▶ [To be done]: Reproduce the lines of the material exactly, excluding every image.
◆ ◆ ◆ ◆
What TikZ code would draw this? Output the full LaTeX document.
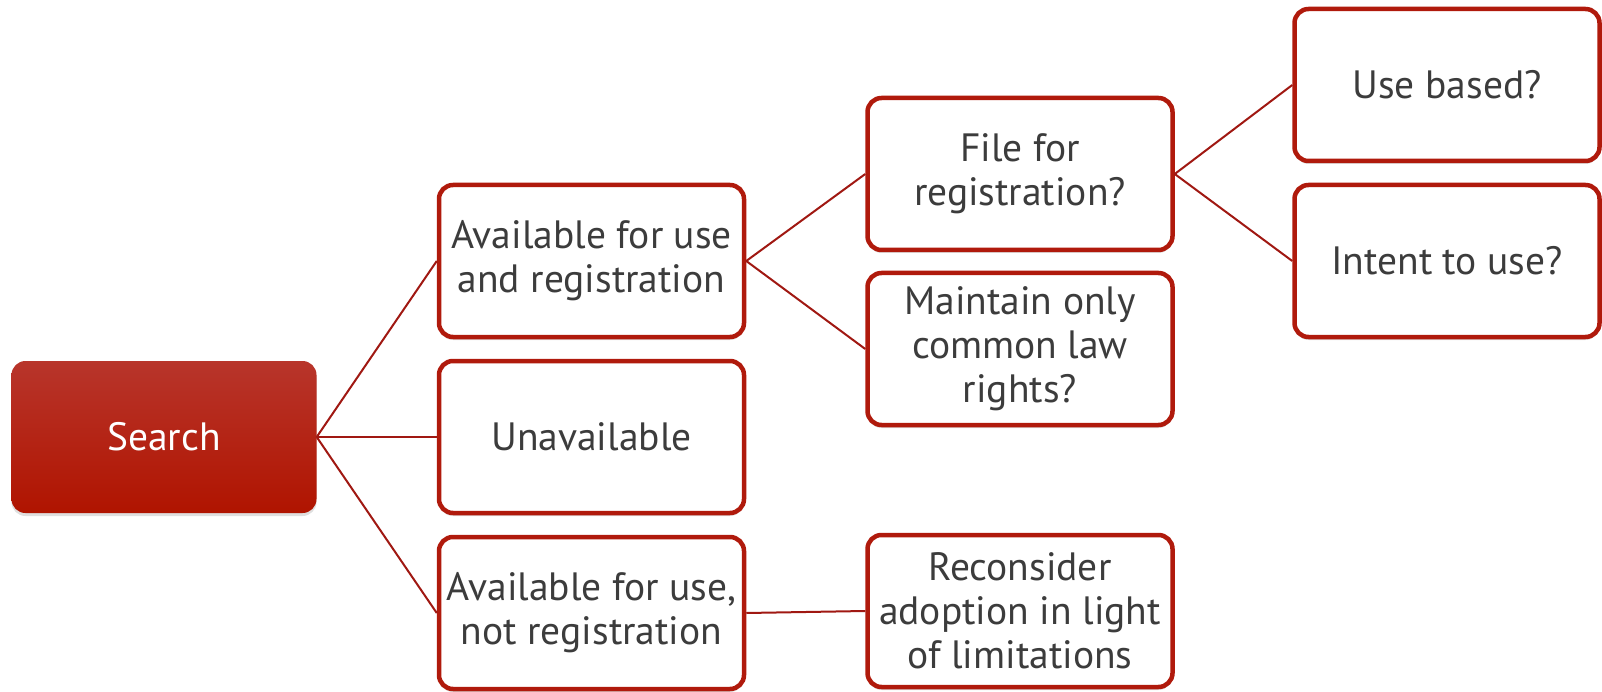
\documentclass[tikz,border=0pt]{standalone}
\usepackage{fontspec}
\setmainfont{PT Sans}
\usetikzlibrary{shadows}
\definecolor{boxred}{HTML}{B01A0C}
\definecolor{linkred}{HTML}{A01812}
\definecolor{txtgray}{HTML}{3C3C3C}
\definecolor{topred}{HTML}{B8352B}
\definecolor{botred}{HTML}{B01400}
\begin{document}
\begin{tikzpicture}[x=1pt,y=-1pt,
  boxbase/.style={rounded corners=14pt, minimum width=305pt, minimum height=152pt,
    inner sep=0pt, align=center, font=\fontsize{39.5}{44}\selectfont,
    drop shadow={opacity=0.25, shadow xshift=0pt, shadow yshift=-3pt}},
  card/.style={boxbase, draw=boxred, line width=4.5pt, fill=white, text=txtgray},
  rootbox/.style={boxbase, top color=topred, bottom color=botred, text=white},
  link/.style={draw=linkred, line width=2pt}]
\useasboundingbox (0,0) rectangle (1602,692);

% root
\node[rootbox] (search) at (164,437) {Search};

% first level
\node[card] (avreg)  at (591.5,261) {Available for use\\and registration};
\node[card] (unav)   at (591.5,437) {Unavailable};
\node[card] (avnot)  at (591.5,613) {Available for use,\\not registration};

% second level
\node[card] (file)   at (1020,174) {File for\\registration?};
\node[card] (common) at (1020,349) {Maintain only\\common law\\rights?};
\node[card] (recon)  at (1020,611) {Reconsider\\adoption in light\\of limitations};

% third level
\node[card] (usebased) at (1447,85)  {Use based?};
\node[card] (intent)   at (1447,261) {Intent to use?};

% connectors
\draw[link] (search.east) -- (avreg.west);
\draw[link] (search.east) -- (unav.west);
\draw[link] (search.east) -- (avnot.west);
\draw[link] (avreg.east) -- (file.west);
\draw[link] (avreg.east) -- (common.west);
\draw[link] (avnot.east) -- (recon.west);
\draw[link] (file.east) -- (usebased.west);
\draw[link] (file.east) -- (intent.west);
\end{tikzpicture}
\end{document}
◆ ◆ ◆ ◆
▶ [Answer to this problem]:
What TikZ code would draw this? Output the full LaTeX document.
\documentclass[tikz,border=0pt]{standalone}
\usepackage{fontspec}
\setmainfont{PT Sans}
\usetikzlibrary{shadows}
\definecolor{boxred}{HTML}{B01A0C}
\definecolor{linkred}{HTML}{A01812}
\definecolor{txtgray}{HTML}{3C3C3C}
\definecolor{topred}{HTML}{B8352B}
\definecolor{botred}{HTML}{B01400}
\begin{document}
\begin{tikzpicture}[x=1pt,y=-1pt,
  boxbase/.style={rounded corners=14pt, minimum width=305pt, minimum height=152pt,
    inner sep=0pt, align=center, font=\fontsize{39.5}{44}\selectfont,
    drop shadow={opacity=0.25, shadow xshift=0pt, shadow yshift=-3pt}},
  card/.style={boxbase, draw=boxred, line width=4.5pt, fill=white, text=txtgray},
  rootbox/.style={boxbase, top color=topred, bottom color=botred, text=white},
  link/.style={draw=linkred, line width=2pt}]
\useasboundingbox (0,0) rectangle (1602,692);

% root
\node[rootbox] (search) at (164,437) {Search};

% first level
\node[card] (avreg)  at (591.5,261) {Available for use\\and registration};
\node[card] (unav)   at (591.5,437) {Unavailable};
\node[card] (avnot)  at (591.5,613) {Available for use,\\not registration};

% second level
\node[card] (file)   at (1020,174) {File for\\registration?};
\node[card] (common) at (1020,349) {Maintain only\\common law\\rights?};
\node[card] (recon)  at (1020,611) {Reconsider\\adoption in light\\of limitations};

% third level
\node[card] (usebased) at (1447,85)  {Use based?};
\node[card] (intent)   at (1447,261) {Intent to use?};

% connectors
\draw[link] (search.east) -- (avreg.west);
\draw[link] (search.east) -- (unav.west);
\draw[link] (search.east) -- (avnot.west);
\draw[link] (avreg.east) -- (file.west);
\draw[link] (avreg.east) -- (common.west);
\draw[link] (avnot.east) -- (recon.west);
\draw[link] (file.east) -- (usebased.west);
\draw[link] (file.east) -- (intent.west);
\end{tikzpicture}
\end{document}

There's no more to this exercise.